UNIX uses different commands to perform different actions. The following table provides a list of commands that provide information about users currently logged into a UNIX machine, with their descriptions.
|w||Shows who all are logged in and what they are doing. It displays in summary format the processes of the current users using the machine and the load being exerted on the machine. It shows the current time, how long the system has been running, how many users are currently logged on, and the system load averages for the past 1, 5, and 15 minutes, in that order. It also shows the login name and idle time of logged-in users|
|who||Shows who all are logged in and where they are logged in. This command is especially useful in knowing the location of the person logged into a particular machine. It specifies the username, login time, terminal, process id, and the time since the last activity. The Single Unix Specification (SUS) specifies that the who command should list information about accessible users. The who command can be invoked with the arguments am and I; for example, who am I.|
|finger username||This command displays information about a particular user. For instance, whether the user is currently logged in, the last time the user opened a certain program, etc. Any information that was stored in the .plan file of the user will also be displayed.|
|last – l username||This command displays the last time the user logged on and off and their location at the time of logon. The last command by itself gives a list of all logins.|
You can therefore use either the w, who, or users command to know who all are logged into the system.

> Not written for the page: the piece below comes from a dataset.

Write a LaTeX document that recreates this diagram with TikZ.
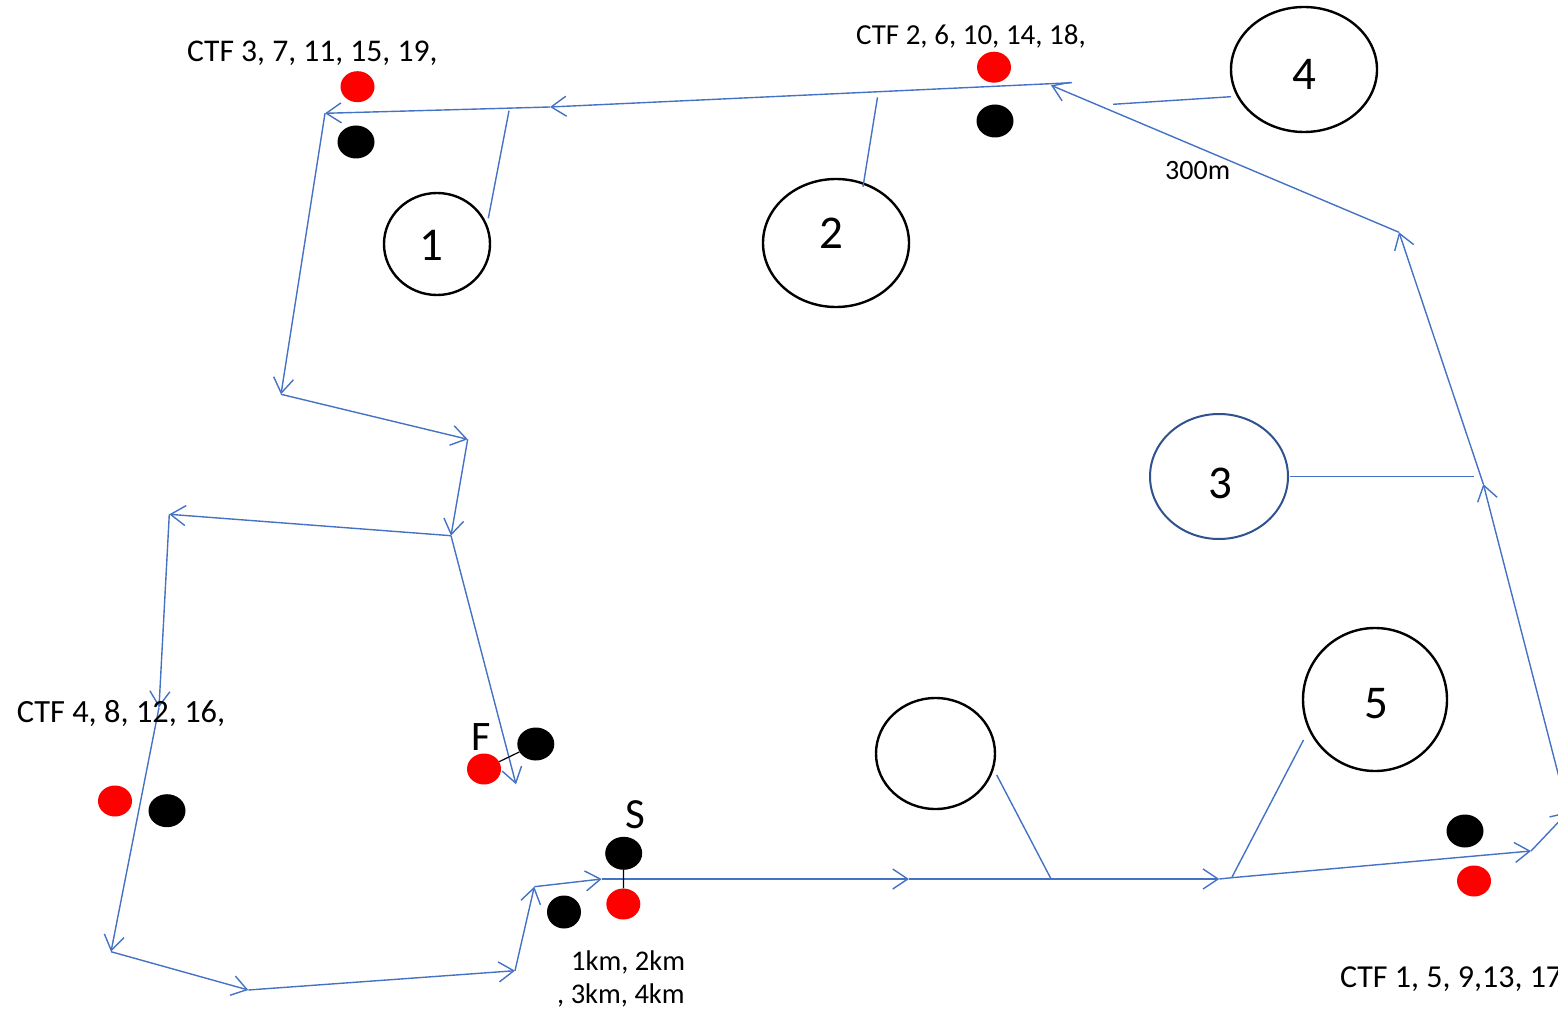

An example output of the w command may be as follows:
10:33am up 608 day(s), 19:56, 5 users, load average:
0.36, 0.36, 0.37
User tty login@ idle what
jamesf pts/5 8:52am w
maureenm pts/23 20Apr08 28 -bash
henryj pts/18 9:01am 9 pine
peterb pts/19 21Apr08 emacs -nw html/index.html
meganr pts/8 10:12am 3days -csh
andrewf pts/12 16Apr08 5:29 /usr/bin/perl -w
An example output of the who command:
jamesf ttyp0 Apr 26 08:11 (184.108.40.206)
maureenm ttyp3 Apr 26 20:26 (220.127.116.11)
An example output of the users command:
jamesf maureenm henryj peterb meganr andrewf
You can also list all UNIX users, including those who are not logged in; you can use the /etc/passwd file and the finger username or last – l username commands to get specific information about them. A typical entry in the /etc/passwd file looks like this:
You can then use the awk or cut utilities to trim this information to exactly what you want.
For example, to just see the Unix user names, use the command $ cat /etc/passwd | cut -d: -f1.